Asia-Pacific MPs want action to end ‘hidden crimes’

Asia-Pacific MPs meeting in Manila agreed to call upon all Parliaments in the region to end human trafficking, as a new report estimates 72% of the estimated 30 million people trafficked in the world are found in Asia and the Pacific.

Gathered in Manila at the South-East Asia Sub-Regional Parliamentarians’ Meeting on Trafficking and Prevention of Violence Against Women on October 17-18, MPs stressed the need for accurate data on trafficking and violence against women in order to bring targeted solutions.

The Global Slavery Index 2013 released by the Walk Free Foundation (WFF) calls slavery, which includes slavery itself, forced labour or human trafficking, and practices such as debt bondage, forced marriage and exploitation of women and children, as ‘hidden crimes’.

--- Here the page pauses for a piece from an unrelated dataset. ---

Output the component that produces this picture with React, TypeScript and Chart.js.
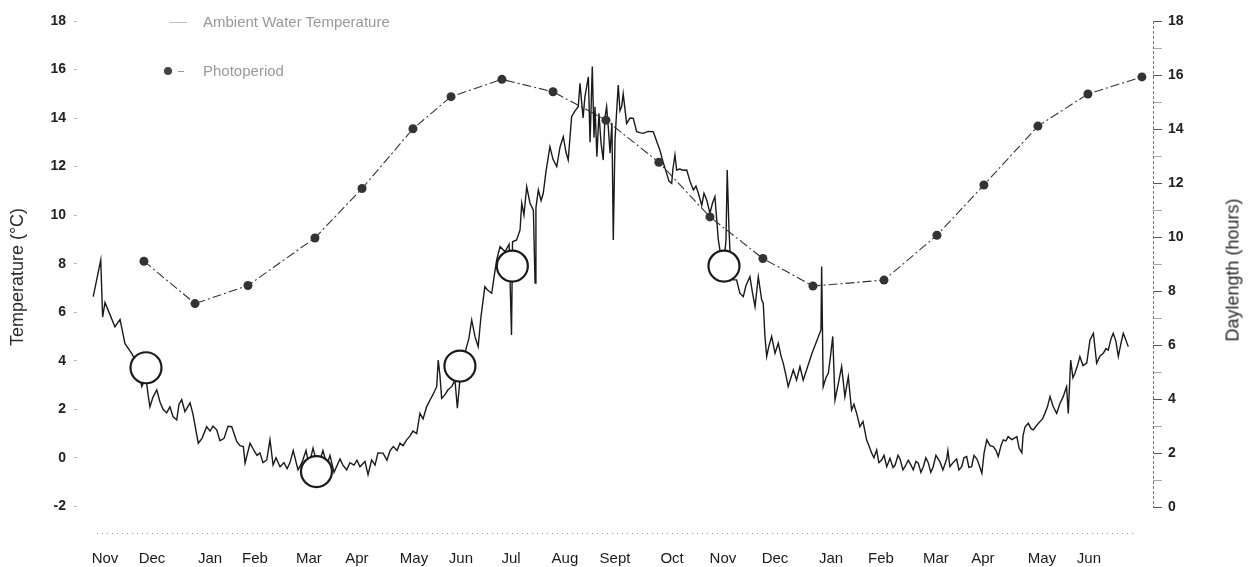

“It is very alarming to note that six among the top ten countries with the highest number of enslaved are from our region. We urgently need to work with governments and parliamentarians to address this issue,” said Ramon San Pascual, Executive Director of the Asian Forum of Parliamentarians on Population and Development (AFPPD).

AFPPD, with support from AusAID strives to end modern day slavery through targeted policies and legislation. A policy brief on human trafficking in South-East Asia was launched by AFPPD to provide parliamentarians with country-specific policy recommendations.

“We need these evidence-based actions to bring change when a huge number of people in our region suffer from human trafficking,” said Senator Claire Moore, Vice Chair of AFPPD.

“As population dynamics increase cross-border movements, governments must be more vigilant to ensure every individual’s human rights and welfare are protected within and outside of their own country.”

MPs adopted a Statement of Commitment to take policy initiatives to end human trafficking particularly in women and children and foster international cooperation to protect migrant workers. They will also provide assistance and necessary services to victims of trafficking in cooperation with non-governmental and civil society organisations.